# [PROMPT]
Output the lines from the top of the entries below to the line with "ax.text(0.5 + 2", both included, exactly and without pictures.

══════════

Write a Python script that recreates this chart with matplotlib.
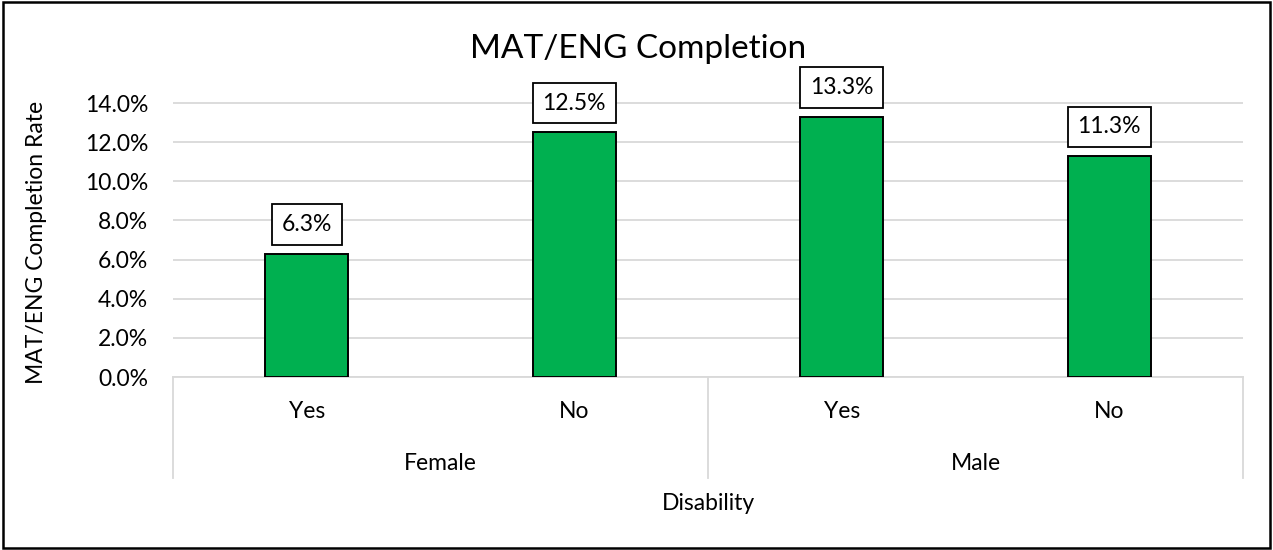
import matplotlib.pyplot as plt
from matplotlib.ticker import FuncFormatter

plt.rcParams['font.family'] = ['Lato', 'DejaVu Sans']

genders = ['Female', 'Male']
disability = ['Yes', 'No', 'Yes', 'No']
rates = [6.3, 12.5, 13.3, 11.3]

fig = plt.figure(figsize=(12.73, 5.5), dpi=100)
ax = fig.add_axes([173 / 1273, 1 - 377 / 550, (1243 - 173) / 1273, (377 - 103) / 550 * 16 / 14])

x = list(range(len(rates)))
bars = ax.bar(x, rates, width=0.31, color='#00B050', edgecolor='black', linewidth=1.4, zorder=3)

for b, v in zip(bars, rates):
    ax.annotate('{:.1f}%'.format(v), (b.get_x() + b.get_width() / 2, v),
                xytext=(0, 21), textcoords='offset points', ha='center', va='center',
                fontsize=16.5,
                bbox=dict(boxstyle='square,pad=0.42', fc='white', ec='black', lw=1.3))

ax.set_xlim(-0.5, 3.5)
ax.set_ylim(0, 16)
ax.set_yticks([0, 2, 4, 6, 8, 10, 12, 14])
ax.yaxis.set_major_formatter(FuncFormatter(lambda v, p: '{:.1f}%'.format(v)))
ax.tick_params(axis='y', length=0, labelsize=16.5, pad=18)
ax.set_xticks([])
ax.grid(axis='y', color='#d9d9d9', linewidth=1.3, zorder=0)
for s in ['top', 'right', 'left']:
    ax.spines[s].set_visible(False)
ax.spines['bottom'].set_color('#d9d9d9')
ax.spines['bottom'].set_linewidth(1.3)

# multi-level category axis
tr = ax.get_xaxis_transform()
for xv in [-0.5, 1.5, 3.5]:
    ax.plot([xv, xv], [0, -0.323], transform=tr, color='#d9d9d9', lw=1.3, clip_on=False)
for xv, lab in zip(x, disability):
    ax.text(xv, -0.11, lab, transform=tr, ha='center', va='center', fontsize=16.5)
for i, g in enumerate(genders):
    ax.text(0.5 + 2 * i, -0.275, g, transform=tr, ha='center', va='center', fontsize=16.5)

fig.text((173 + 1243) / 2 / 1273, 1 - 503 / 550, 'Disability', ha='center', va='center', fontsize=16.5)
fig.text(37 / 1273, 1 - 242 / 550, 'MAT/ENG Completion Rate', rotation=90, ha='center', va='center', fontsize=16.5)
fig.text(638 / 1273, 1 - 49 / 550, 'MAT/ENG Completion', ha='center', va='center', fontsize=24)

fig.patches.append(plt.Rectangle((0.002, 0.003), 0.996, 0.994, transform=fig.transFigure,
                                 fill=False, ec='black', lw=1.8))

fig.savefig('out.png', dpi=100)
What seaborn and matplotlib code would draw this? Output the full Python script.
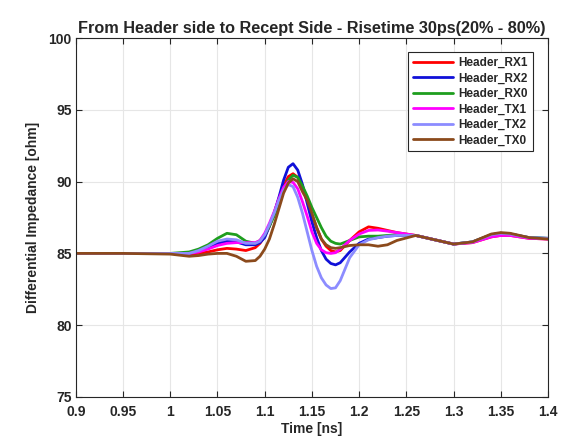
import matplotlib
matplotlib.use("Agg")
import matplotlib.pyplot as plt
import numpy as np
import pandas as pd
import seaborn as sns

# time axis [ns]
time_ns = [0.90, 0.95, 1.00, 1.02, 1.03, 1.04, 1.05, 1.06, 1.07, 1.08,
           1.09, 1.095, 1.10, 1.105, 1.11, 1.115, 1.12, 1.125, 1.13, 1.135,
           1.14, 1.145, 1.15, 1.155, 1.16, 1.165, 1.17, 1.175, 1.18, 1.19,
           1.20, 1.21, 1.22, 1.23, 1.24, 1.26, 1.28, 1.30, 1.32, 1.34,
           1.35, 1.36, 1.38, 1.40]

# differential impedance [ohm] per port
header_rx1 = [85.0, 85.0, 85.0, 84.95, 85.0, 85.1, 85.25, 85.35, 85.3, 85.2,
              85.4, 85.7, 86.2, 86.9, 87.8, 88.8, 89.7, 90.35, 90.55, 90.3,
              89.6, 88.7, 87.7, 86.8, 86.0, 85.5, 85.2, 85.1, 85.2, 85.9,
              86.5, 86.85, 86.75, 86.6, 86.45, 86.25, 85.95, 85.65, 85.75, 86.15,
              86.25, 86.25, 86.05, 86.0]
header_rx2 = [85.0, 85.0, 85.0, 85.0, 85.15, 85.4, 85.7, 85.85, 85.8, 85.6,
              85.6, 85.75, 86.1, 86.9, 87.8, 88.9, 90.1, 91.0, 91.25, 90.8,
              89.8, 88.5, 87.2, 86.1, 85.2, 84.6, 84.3, 84.2, 84.35, 85.1,
              85.7, 86.0, 86.1, 86.2, 86.25, 86.25, 85.95, 85.65, 85.8, 86.3,
              86.4, 86.35, 86.1, 86.05]
header_rx0 = [85.0, 85.0, 85.0, 85.1, 85.3, 85.6, 86.05, 86.4, 86.3, 85.85,
              85.7, 85.9, 86.3, 86.9, 87.6, 88.5, 89.4, 90.1, 90.45, 90.3,
              89.7, 89.0, 88.2, 87.5, 86.8, 86.2, 85.85, 85.7, 85.65, 85.9,
              86.15, 86.2, 86.2, 86.25, 86.3, 86.25, 85.95, 85.65, 85.8, 86.3,
              86.4, 86.35, 86.1, 86.05]
header_tx1 = [85.0, 85.0, 85.0, 85.0, 85.1, 85.3, 85.55, 85.7, 85.75, 85.75,
              85.75, 85.9, 86.4, 87.1, 87.9, 88.8, 89.6, 90.0, 89.95, 89.5,
              88.6, 87.6, 86.5, 85.7, 85.25, 85.05, 85.0, 85.05, 85.3, 85.9,
              86.35, 86.6, 86.63, 86.55, 86.45, 86.25, 85.95, 85.65, 85.75, 86.15,
              86.25, 86.25, 86.05, 86.0]
header_tx2 = [85.0, 85.0, 85.0, 85.0, 85.2, 85.5, 85.85, 86.0, 85.95, 85.7,
              85.7, 85.85, 86.3, 87.0, 87.8, 88.7, 89.4, 89.8, 89.65, 88.9,
              87.8, 86.5, 85.2, 84.1, 83.3, 82.8, 82.55, 82.6, 83.1, 84.7,
              85.6, 85.95, 86.1, 86.2, 86.25, 86.25, 85.95, 85.65, 85.8, 86.3,
              86.4, 86.35, 86.1, 86.05]
header_tx0 = [85.0, 85.0, 84.95, 84.8, 84.85, 84.95, 85.0, 85.0, 84.8, 84.45,
              84.5, 84.8, 85.3, 86.0, 87.0, 88.1, 89.2, 89.9, 90.2, 90.0,
              89.3, 88.7, 87.8, 86.8, 86.0, 85.6, 85.4, 85.35, 85.4, 85.55,
              85.6, 85.6, 85.5, 85.6, 85.9, 86.25, 85.95, 85.65, 85.8, 86.35,
              86.45, 86.4, 86.1, 86.0]

port_names = ["Header_RX1", "Header_RX2", "Header_RX0",
              "Header_TX1", "Header_TX2", "Header_TX0"]
port_colors = ["#ff0000", "#1010d8", "#1e9e1e", "#ff00ff", "#8c8cff", "#8b4a1c"]
x_ticks = [0.9, 0.95, 1, 1.05, 1.1, 1.15, 1.2, 1.25, 1.3, 1.35, 1.4]
x_tick_labels = ["0.9", "0.95", "1", "1.05", "1.1", "1.15", "1.2", "1.25", "1.3", "1.35", "1.4"]
y_ticks = [75, 80, 85, 90, 95, 100]

series = [header_rx1, header_rx2, header_rx0, header_tx1, header_tx2, header_tx0]
df = pd.concat([pd.DataFrame({"time": time_ns, "imp": vals, "port": name})
                for name, vals in zip(port_names, series)], ignore_index=True)

sns.set_theme(style="whitegrid")
plt.rcParams["font.family"] = ["Liberation Sans", "DejaVu Sans"]
plt.rcParams["font.weight"] = "bold"

fig = plt.figure(figsize=(5.62, 4.43), dpi=100)
ax = fig.add_axes([0.135, 0.104, 0.84, 0.81])

sns.lineplot(data=df, x="time", y="imp", hue="port", hue_order=port_names,
             palette=port_colors, estimator=None, sort=False, lw=2, ax=ax)

ax.set_xlim(0.9, 1.4)
ax.set_ylim(75, 100)
ax.set_xticks(x_ticks)
ax.set_xticklabels(x_tick_labels)
ax.set_yticks(y_ticks)
ax.grid(True, color="#e6e6e6", lw=0.8)
ax.set_facecolor("white")
for s in ax.spines.values():
    s.set_color("#262626")
    s.set_linewidth(0.8)
ax.tick_params(direction="in", length=4, width=0.8, colors="#262626",
               top=True, right=True, bottom=True, left=True, labelsize=10)
ax.tick_params(axis="x", pad=6)
ax.tick_params(axis="y", pad=3)
for lab in ax.get_xticklabels() + ax.get_yticklabels():
    lab.set_fontweight("bold")

ax.set_title("From Header side to Recept Side - Risetime 30ps(20% - 80%)",
             fontsize=11.7, fontweight="bold", pad=4)
ax.set_xlabel("Time [ns]", fontsize=10, fontweight="bold", labelpad=2)
ax.set_ylabel("Differential Impedance [ohm]", fontsize=10, fontweight="bold", labelpad=6)

leg = ax.legend(loc="upper right", bbox_to_anchor=(0.968, 0.961), borderaxespad=0,
                fontsize=8.5, handlelength=3.4, handletextpad=0.5, labelspacing=0.3,
                frameon=True, fancybox=False, edgecolor="#262626", framealpha=1)
leg.get_frame().set_linewidth(0.8)
for t in leg.get_texts():
    t.set_fontweight("bold")

fig.savefig("out.png", dpi=100, facecolor="white")
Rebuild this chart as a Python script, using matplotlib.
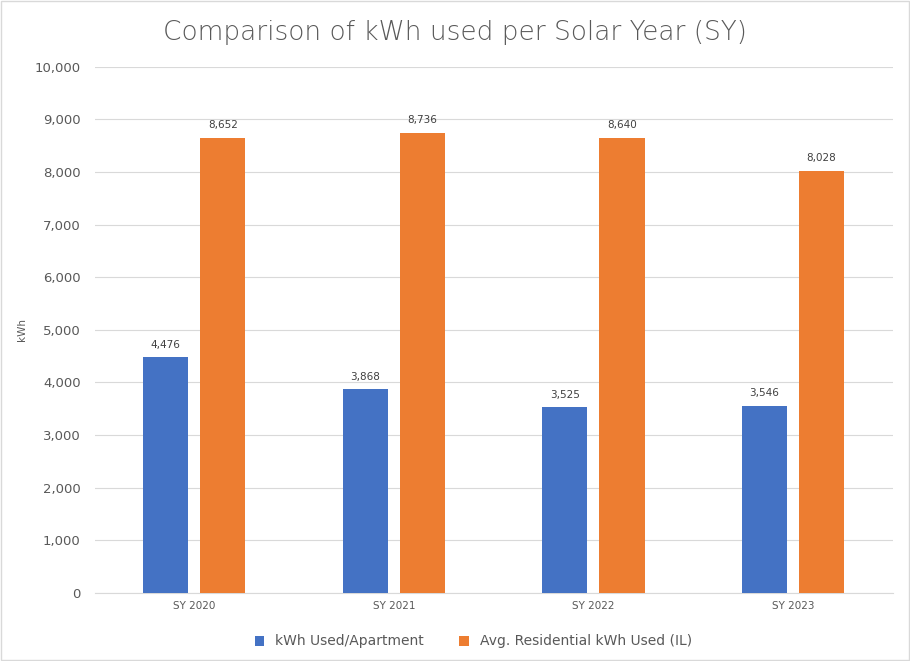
import matplotlib.pyplot as plt
import numpy as np

years = ['SY 2020', 'SY 2021', 'SY 2022', 'SY 2023']
apartment = [4476, 3868, 3525, 3546]
residential = [8652, 8736, 8640, 8028]

fig = plt.figure(figsize=(9.1, 6.61), dpi=100)
ax = fig.add_axes([0.104, 0.103, 0.877, 0.796])

x = np.arange(len(years))
w = 0.226
b1 = ax.bar(x - 0.143, apartment, w, color='#4472C4', label='kWh Used/Apartment', zorder=3)
b2 = ax.bar(x + 0.143, residential, w, color='#ED7D31', label='Avg. Residential kWh Used (IL)', zorder=3)
for bars in (b1, b2):
    for r in bars:
        ax.text(r.get_x() + r.get_width() / 2, r.get_height() + 150, f'{int(r.get_height()):,}',
                ha='center', va='bottom', fontsize=7.5, color='#404040')

ax.set_xlim(-0.5, 3.5)
ax.set_ylim(0, 10000)
ax.set_yticks(range(0, 10001, 1000))
ax.set_yticklabels([f'{v:,}' for v in range(0, 10001, 1000)])
ax.set_xticks(x)
ax.set_xticklabels(years)
ax.tick_params(axis='x', labelsize=7.5, colors='#595959', length=0, pad=6)
ax.tick_params(axis='y', labelsize=9.5, colors='#595959', length=0, pad=10)
ax.grid(axis='y', color='#D9D9D9', linewidth=0.8, zorder=0)
for s in ['top', 'right', 'left']:
    ax.spines[s].set_visible(False)
ax.spines['bottom'].set_color('#D9D9D9')
ax.set_ylabel('kWh', fontsize=7.5, color='#595959')
ax.yaxis.set_label_coords(-0.085, 0.5)

fig.suptitle('Comparison of kWh used per Solar Year (SY)', fontsize=19, color='#595959',
             fontweight='light', y=0.97)
fig.legend(loc='lower center', bbox_to_anchor=(0.52, 0.0), ncol=2, frameon=False,
           fontsize=10, labelcolor='#595959', handlelength=0.7, handleheight=0.7, columnspacing=2.5)
fig.patches.append(plt.Rectangle((0.001, 0.001), 0.998, 0.998, transform=fig.transFigure,
                                 fill=False, edgecolor='#D9D9D9', linewidth=1))
fig.savefig('out.png', dpi=100)
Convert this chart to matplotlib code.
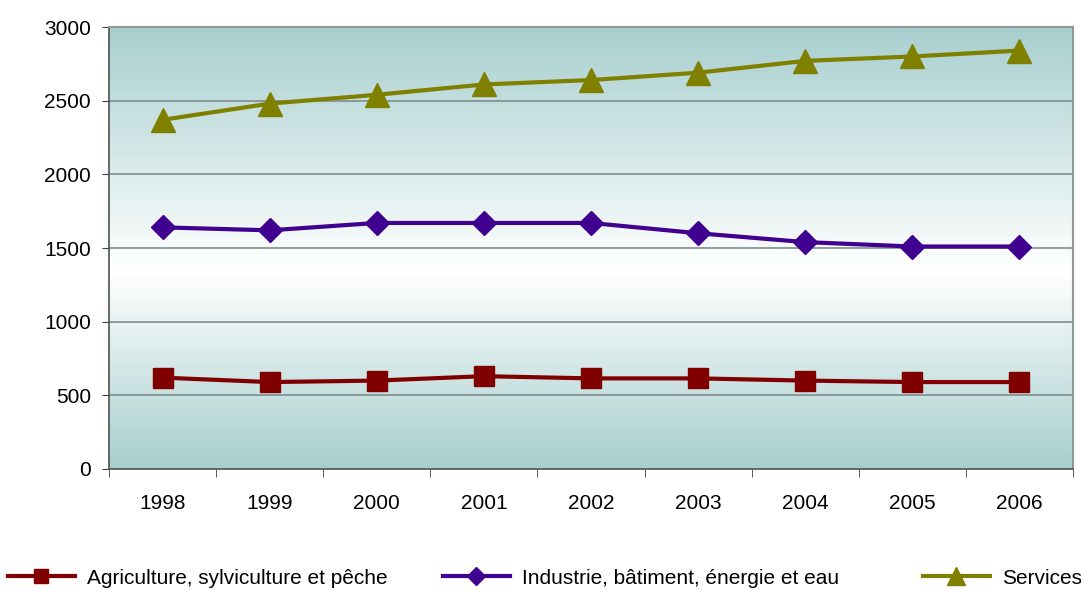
import numpy as np
import matplotlib.pyplot as plt
from matplotlib.colors import LinearSegmentedColormap

plt.rcParams['font.family'] = ['Liberation Sans', 'DejaVu Sans']

years = ['1998', '1999', '2000', '2001', '2002', '2003', '2004', '2005', '2006']
agriculture = [620, 590, 600, 630, 615, 615, 600, 590, 590]
industrie = [1640, 1620, 1670, 1670, 1670, 1600, 1540, 1510, 1510]
services = [2370, 2480, 2540, 2610, 2640, 2690, 2770, 2800, 2840]

labels = ['Agriculture, sylviculture et pêche',
          'Industrie, bâtiment, énergie et eau',
          'Services']

fig = plt.figure(figsize=(10.81, 5.90), dpi=100)
ax = fig.add_axes([109/1081, 1 - 469/590, 964/1081, 442/590])

x = np.arange(len(years))

# background gradient teal - white - teal
cmap = LinearSegmentedColormap.from_list(
    'bg', [(0, '#a8cfcf'), (0.45, '#ffffff'), (1, '#a8cfcf')])
grad = np.linspace(0, 1, 256).reshape(-1, 1)
ax.imshow(grad, cmap=cmap, aspect='auto', extent=(-0.5, 8.5, 0, 3000),
          origin='lower', zorder=0)

for v in range(500, 3000, 500):
    ax.axhline(v, color='#7f8c8c', lw=1.2, zorder=1)

lines = []
lines += ax.plot(x, agriculture, color='#800000', lw=3, marker='s', ms=14,
                 zorder=3, label=labels[0])
lines += ax.plot(x, industrie, color='#400090', lw=3, marker='D', ms=12,
                 zorder=3, label=labels[1])
lines += ax.plot(x, services, color='#808000', lw=3, marker='^', ms=17,
                 zorder=3, label=labels[2])

ax.set_xlim(-0.5, 8.5)
ax.set_ylim(0, 3000)
ax.set_yticks(range(0, 3001, 500))
ax.set_xticks(x)
ax.set_xticklabels(years)
ax.set_xticks(np.arange(-0.5, 9, 1), minor=True)
ax.tick_params(axis='x', which='major', length=0, pad=18, labelsize=15)
ax.tick_params(axis='x', which='minor', length=6, direction='out', color='#404040')
ax.tick_params(axis='y', length=5, direction='out', labelsize=15, pad=8, color='#404040')

for s in ['top', 'right']:
    ax.spines[s].set_color('#909898')
    ax.spines[s].set_linewidth(1.5)
for s in ['left', 'bottom']:
    ax.spines[s].set_color('#505050')
    ax.spines[s].set_linewidth(1.2)

# legend entries placed separately along the bottom
legend_x = [8, 443, 923]
for line, lx in zip(lines, legend_x):
    leg = fig.legend([line], [line.get_label()], loc='center left',
                     bbox_to_anchor=(lx/1081, 1 - 578/590), frameon=False,
                     fontsize=15, handlelength=3.2, handletextpad=0.6,
                     borderpad=0, borderaxespad=0, markerscale=0.75)

plt.savefig('out.png', dpi=100)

══════════

# [COMPLETE RESPONSE]
Write a Python script that recreates this chart with matplotlib.
import matplotlib.pyplot as plt
from matplotlib.ticker import FuncFormatter

plt.rcParams['font.family'] = ['Lato', 'DejaVu Sans']

genders = ['Female', 'Male']
disability = ['Yes', 'No', 'Yes', 'No']
rates = [6.3, 12.5, 13.3, 11.3]

fig = plt.figure(figsize=(12.73, 5.5), dpi=100)
ax = fig.add_axes([173 / 1273, 1 - 377 / 550, (1243 - 173) / 1273, (377 - 103) / 550 * 16 / 14])

x = list(range(len(rates)))
bars = ax.bar(x, rates, width=0.31, color='#00B050', edgecolor='black', linewidth=1.4, zorder=3)

for b, v in zip(bars, rates):
    ax.annotate('{:.1f}%'.format(v), (b.get_x() + b.get_width() / 2, v),
                xytext=(0, 21), textcoords='offset points', ha='center', va='center',
                fontsize=16.5,
                bbox=dict(boxstyle='square,pad=0.42', fc='white', ec='black', lw=1.3))

ax.set_xlim(-0.5, 3.5)
ax.set_ylim(0, 16)
ax.set_yticks([0, 2, 4, 6, 8, 10, 12, 14])
ax.yaxis.set_major_formatter(FuncFormatter(lambda v, p: '{:.1f}%'.format(v)))
ax.tick_params(axis='y', length=0, labelsize=16.5, pad=18)
ax.set_xticks([])
ax.grid(axis='y', color='#d9d9d9', linewidth=1.3, zorder=0)
for s in ['top', 'right', 'left']:
    ax.spines[s].set_visible(False)
ax.spines['bottom'].set_color('#d9d9d9')
ax.spines['bottom'].set_linewidth(1.3)

# multi-level category axis
tr = ax.get_xaxis_transform()
for xv in [-0.5, 1.5, 3.5]:
    ax.plot([xv, xv], [0, -0.323], transform=tr, color='#d9d9d9', lw=1.3, clip_on=False)
for xv, lab in zip(x, disability):
    ax.text(xv, -0.11, lab, transform=tr, ha='center', va='center', fontsize=16.5)
for i, g in enumerate(genders):
    ax.text(0.5 + 2 * i, -0.275, g, transform=tr, ha='center', va='center', fontsize=16.5)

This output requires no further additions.